● **Short problem**
Quote, verbatim, all material below, without pictures.

● **Extracted material**
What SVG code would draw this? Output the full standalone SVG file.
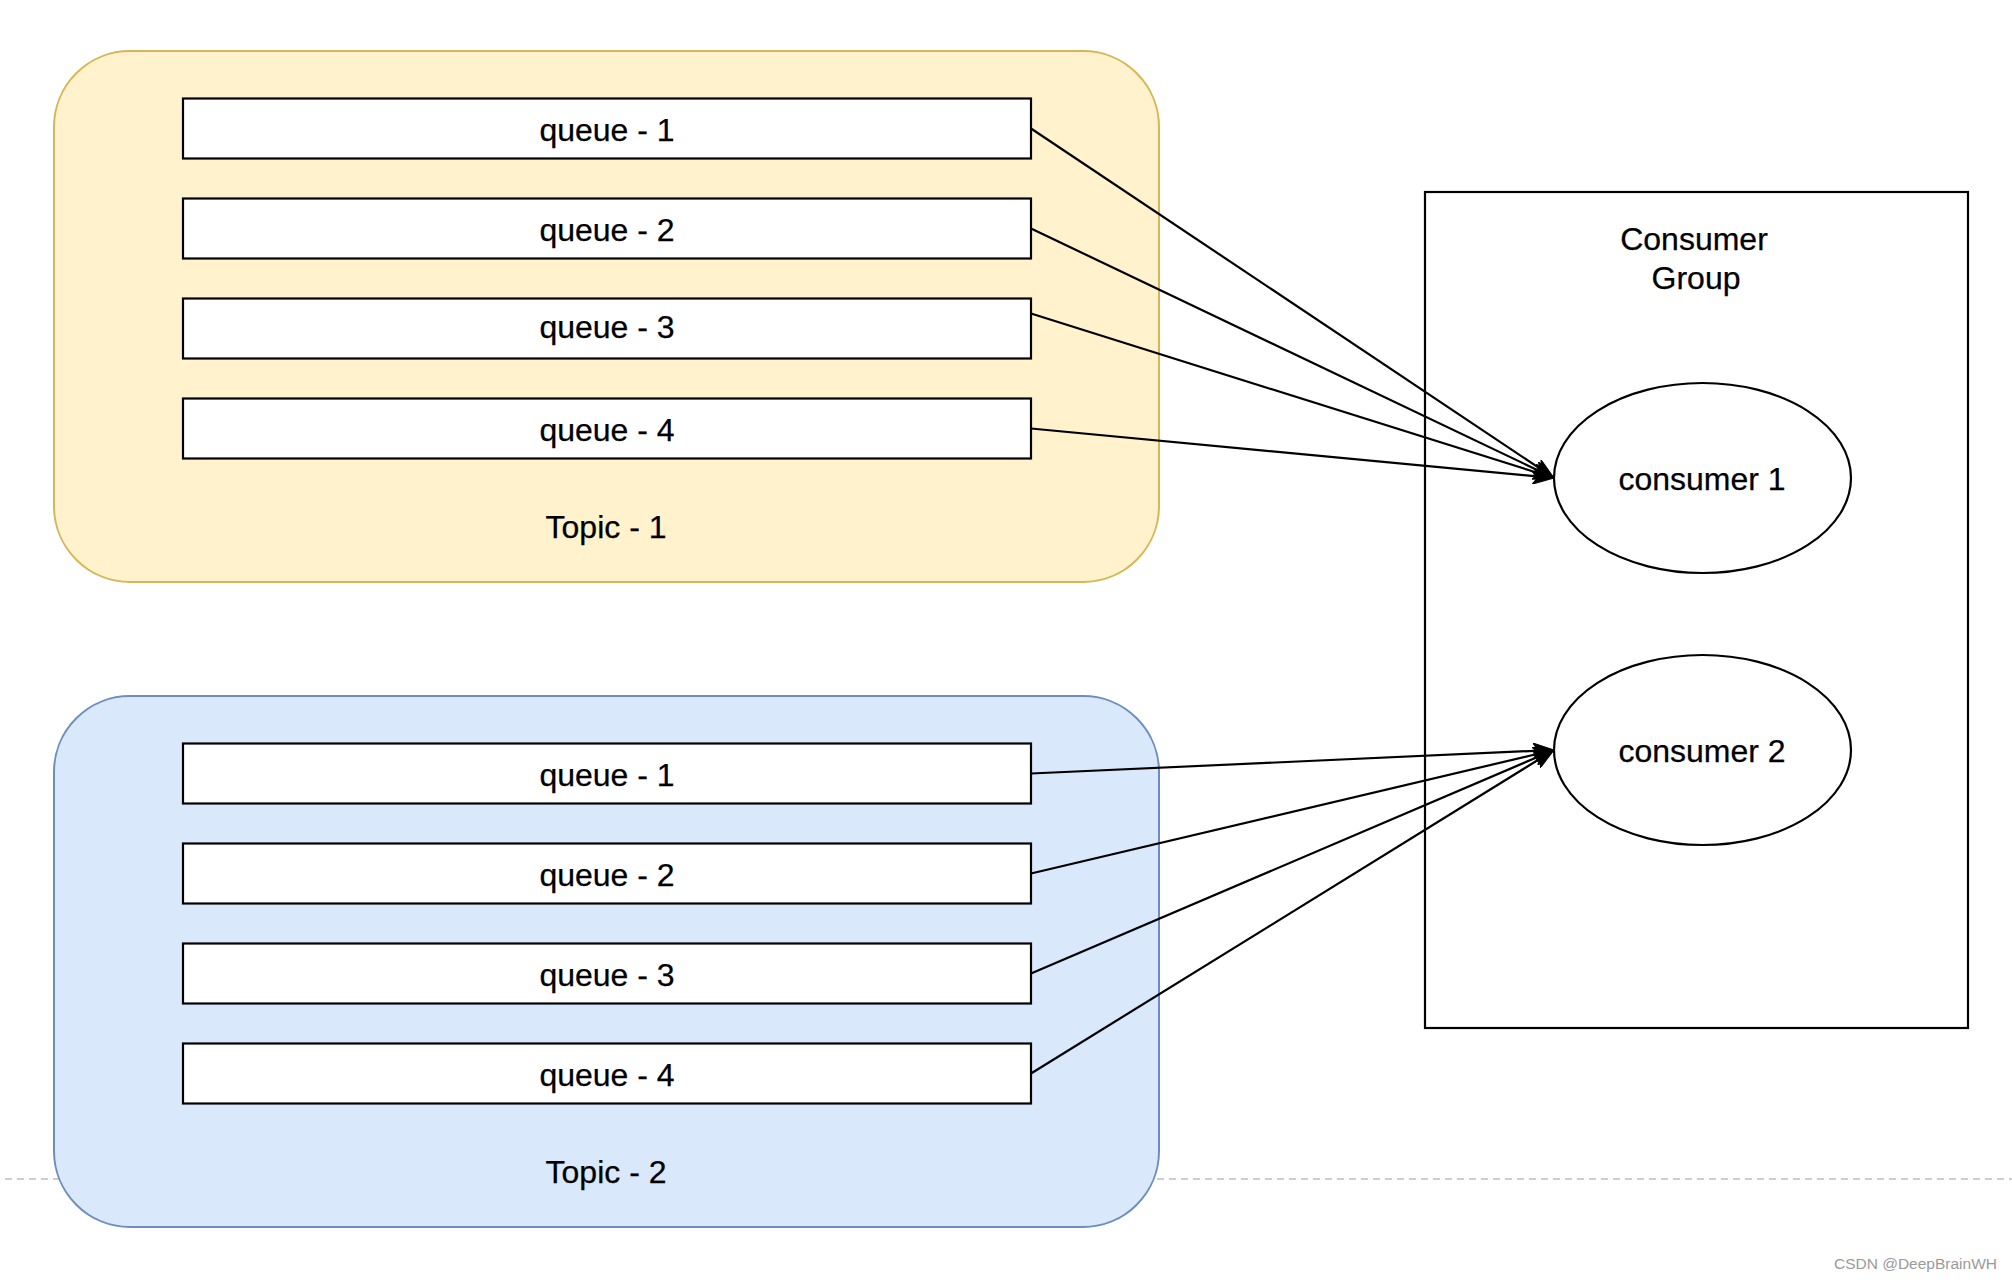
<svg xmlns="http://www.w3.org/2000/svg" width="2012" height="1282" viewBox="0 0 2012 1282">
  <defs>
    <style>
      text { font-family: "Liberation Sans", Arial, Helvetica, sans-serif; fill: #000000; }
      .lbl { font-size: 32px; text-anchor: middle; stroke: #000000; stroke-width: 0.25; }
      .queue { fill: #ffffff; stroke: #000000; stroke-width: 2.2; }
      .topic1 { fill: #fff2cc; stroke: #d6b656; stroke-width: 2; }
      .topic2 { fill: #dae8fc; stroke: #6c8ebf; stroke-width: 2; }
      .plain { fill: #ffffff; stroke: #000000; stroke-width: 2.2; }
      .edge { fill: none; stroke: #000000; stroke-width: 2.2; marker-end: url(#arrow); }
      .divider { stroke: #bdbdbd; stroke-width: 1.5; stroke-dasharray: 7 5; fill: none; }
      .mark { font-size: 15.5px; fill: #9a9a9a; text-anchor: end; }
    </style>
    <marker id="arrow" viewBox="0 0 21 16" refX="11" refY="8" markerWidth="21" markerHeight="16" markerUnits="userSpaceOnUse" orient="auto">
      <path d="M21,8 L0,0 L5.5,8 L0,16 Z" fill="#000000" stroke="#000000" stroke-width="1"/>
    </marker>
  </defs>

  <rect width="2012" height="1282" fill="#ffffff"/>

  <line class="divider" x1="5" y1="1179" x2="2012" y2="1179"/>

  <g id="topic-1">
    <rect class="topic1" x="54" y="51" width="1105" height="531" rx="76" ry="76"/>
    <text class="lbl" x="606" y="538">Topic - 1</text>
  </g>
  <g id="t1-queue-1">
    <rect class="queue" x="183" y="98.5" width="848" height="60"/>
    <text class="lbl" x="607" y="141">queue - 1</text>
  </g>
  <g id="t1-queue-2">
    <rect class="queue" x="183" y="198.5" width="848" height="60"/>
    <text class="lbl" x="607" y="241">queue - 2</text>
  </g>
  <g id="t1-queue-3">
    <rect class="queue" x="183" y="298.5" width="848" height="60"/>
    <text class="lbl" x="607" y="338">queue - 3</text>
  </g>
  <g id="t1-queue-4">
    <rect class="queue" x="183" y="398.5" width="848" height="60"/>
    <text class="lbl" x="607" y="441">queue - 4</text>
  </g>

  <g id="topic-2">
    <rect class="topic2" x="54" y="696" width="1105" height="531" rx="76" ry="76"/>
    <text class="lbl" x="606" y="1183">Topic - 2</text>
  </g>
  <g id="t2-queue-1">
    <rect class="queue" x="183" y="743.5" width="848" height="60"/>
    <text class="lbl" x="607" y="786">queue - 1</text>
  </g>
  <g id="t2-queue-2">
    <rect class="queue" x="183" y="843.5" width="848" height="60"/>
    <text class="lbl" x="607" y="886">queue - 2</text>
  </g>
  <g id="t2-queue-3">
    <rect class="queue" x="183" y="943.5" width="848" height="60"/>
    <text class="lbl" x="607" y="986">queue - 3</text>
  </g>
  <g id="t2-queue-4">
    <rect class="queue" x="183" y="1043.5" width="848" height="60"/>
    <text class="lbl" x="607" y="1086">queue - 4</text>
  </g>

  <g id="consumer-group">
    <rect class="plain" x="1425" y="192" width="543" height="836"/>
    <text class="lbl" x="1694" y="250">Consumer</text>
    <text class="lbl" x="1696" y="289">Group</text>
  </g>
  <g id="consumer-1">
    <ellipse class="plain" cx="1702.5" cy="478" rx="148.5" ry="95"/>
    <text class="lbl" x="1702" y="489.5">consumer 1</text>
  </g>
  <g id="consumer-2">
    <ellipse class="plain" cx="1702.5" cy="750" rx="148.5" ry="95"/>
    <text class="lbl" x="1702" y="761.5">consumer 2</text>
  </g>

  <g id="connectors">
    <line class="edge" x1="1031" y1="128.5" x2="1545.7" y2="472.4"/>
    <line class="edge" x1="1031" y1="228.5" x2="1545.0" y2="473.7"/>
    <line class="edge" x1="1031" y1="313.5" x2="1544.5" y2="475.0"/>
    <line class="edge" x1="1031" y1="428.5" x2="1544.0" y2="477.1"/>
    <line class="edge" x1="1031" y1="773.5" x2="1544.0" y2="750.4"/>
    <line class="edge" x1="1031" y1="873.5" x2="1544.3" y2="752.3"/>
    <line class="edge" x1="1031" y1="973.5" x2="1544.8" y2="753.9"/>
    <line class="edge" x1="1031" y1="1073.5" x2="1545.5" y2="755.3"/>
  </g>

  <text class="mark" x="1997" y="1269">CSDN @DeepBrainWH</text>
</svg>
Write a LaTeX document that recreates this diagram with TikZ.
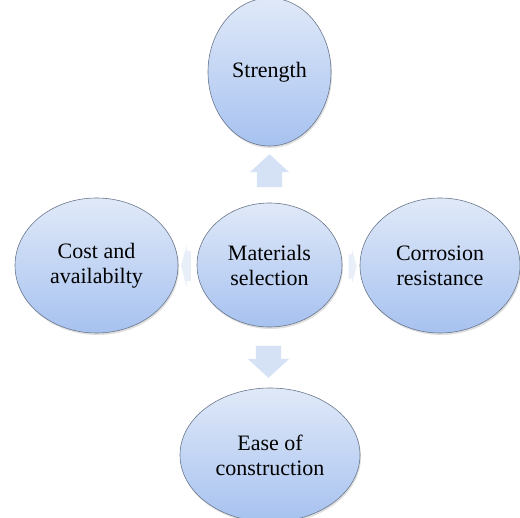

● **Output below**
What SVG code would draw this? Output the full standalone SVG file.
<svg xmlns="http://www.w3.org/2000/svg" width="2012" height="1282" viewBox="0 0 2012 1282">
  <defs>
    <style>
      text { font-family: "Liberation Sans", Arial, Helvetica, sans-serif; fill: #000000; }
      .lbl { font-size: 32px; text-anchor: middle; stroke: #000000; stroke-width: 0.25; }
      .queue { fill: #ffffff; stroke: #000000; stroke-width: 2.2; }
      .topic1 { fill: #fff2cc; stroke: #d6b656; stroke-width: 2; }
      .topic2 { fill: #dae8fc; stroke: #6c8ebf; stroke-width: 2; }
      .plain { fill: #ffffff; stroke: #000000; stroke-width: 2.2; }
      .edge { fill: none; stroke: #000000; stroke-width: 2.2; marker-end: url(#arrow); }
      .divider { stroke: #bdbdbd; stroke-width: 1.5; stroke-dasharray: 7 5; fill: none; }
      .mark { font-size: 15.5px; fill: #9a9a9a; text-anchor: end; }
    </style>
    <marker id="arrow" viewBox="0 0 21 16" refX="11" refY="8" markerWidth="21" markerHeight="16" markerUnits="userSpaceOnUse" orient="auto">
      <path d="M21,8 L0,0 L5.5,8 L0,16 Z" fill="#000000" stroke="#000000" stroke-width="1"/>
    </marker>
  </defs>

  <rect width="2012" height="1282" fill="#ffffff"/>

  <line class="divider" x1="5" y1="1179" x2="2012" y2="1179"/>

  <g id="topic-1">
    <rect class="topic1" x="54" y="51" width="1105" height="531" rx="76" ry="76"/>
    <text class="lbl" x="606" y="538">Topic - 1</text>
  </g>
  <g id="t1-queue-1">
    <rect class="queue" x="183" y="98.5" width="848" height="60"/>
    <text class="lbl" x="607" y="141">queue - 1</text>
  </g>
  <g id="t1-queue-2">
    <rect class="queue" x="183" y="198.5" width="848" height="60"/>
    <text class="lbl" x="607" y="241">queue - 2</text>
  </g>
  <g id="t1-queue-3">
    <rect class="queue" x="183" y="298.5" width="848" height="60"/>
    <text class="lbl" x="607" y="338">queue - 3</text>
  </g>
  <g id="t1-queue-4">
    <rect class="queue" x="183" y="398.5" width="848" height="60"/>
    <text class="lbl" x="607" y="441">queue - 4</text>
  </g>

  <g id="topic-2">
    <rect class="topic2" x="54" y="696" width="1105" height="531" rx="76" ry="76"/>
    <text class="lbl" x="606" y="1183">Topic - 2</text>
  </g>
  <g id="t2-queue-1">
    <rect class="queue" x="183" y="743.5" width="848" height="60"/>
    <text class="lbl" x="607" y="786">queue - 1</text>
  </g>
  <g id="t2-queue-2">
    <rect class="queue" x="183" y="843.5" width="848" height="60"/>
    <text class="lbl" x="607" y="886">queue - 2</text>
  </g>
  <g id="t2-queue-3">
    <rect class="queue" x="183" y="943.5" width="848" height="60"/>
    <text class="lbl" x="607" y="986">queue - 3</text>
  </g>
  <g id="t2-queue-4">
    <rect class="queue" x="183" y="1043.5" width="848" height="60"/>
    <text class="lbl" x="607" y="1086">queue - 4</text>
  </g>

  <g id="consumer-group">
    <rect class="plain" x="1425" y="192" width="543" height="836"/>
    <text class="lbl" x="1694" y="250">Consumer</text>
    <text class="lbl" x="1696" y="289">Group</text>
  </g>
  <g id="consumer-1">
    <ellipse class="plain" cx="1702.5" cy="478" rx="148.5" ry="95"/>
    <text class="lbl" x="1702" y="489.5">consumer 1</text>
  </g>
  <g id="consumer-2">
    <ellipse class="plain" cx="1702.5" cy="750" rx="148.5" ry="95"/>
    <text class="lbl" x="1702" y="761.5">consumer 2</text>
  </g>

  <g id="connectors">
    <line class="edge" x1="1031" y1="128.5" x2="1545.7" y2="472.4"/>
    <line class="edge" x1="1031" y1="228.5" x2="1545.0" y2="473.7"/>
    <line class="edge" x1="1031" y1="313.5" x2="1544.5" y2="475.0"/>
    <line class="edge" x1="1031" y1="428.5" x2="1544.0" y2="477.1"/>
    <line class="edge" x1="1031" y1="773.5" x2="1544.0" y2="750.4"/>
    <line class="edge" x1="1031" y1="873.5" x2="1544.3" y2="752.3"/>
    <line class="edge" x1="1031" y1="973.5" x2="1544.8" y2="753.9"/>
    <line class="edge" x1="1031" y1="1073.5" x2="1545.5" y2="755.3"/>
  </g>

  <text class="mark" x="1997" y="1269">CSDN @DeepBrainWH</text>
</svg>
Write a LaTeX document that recreates this diagram with TikZ.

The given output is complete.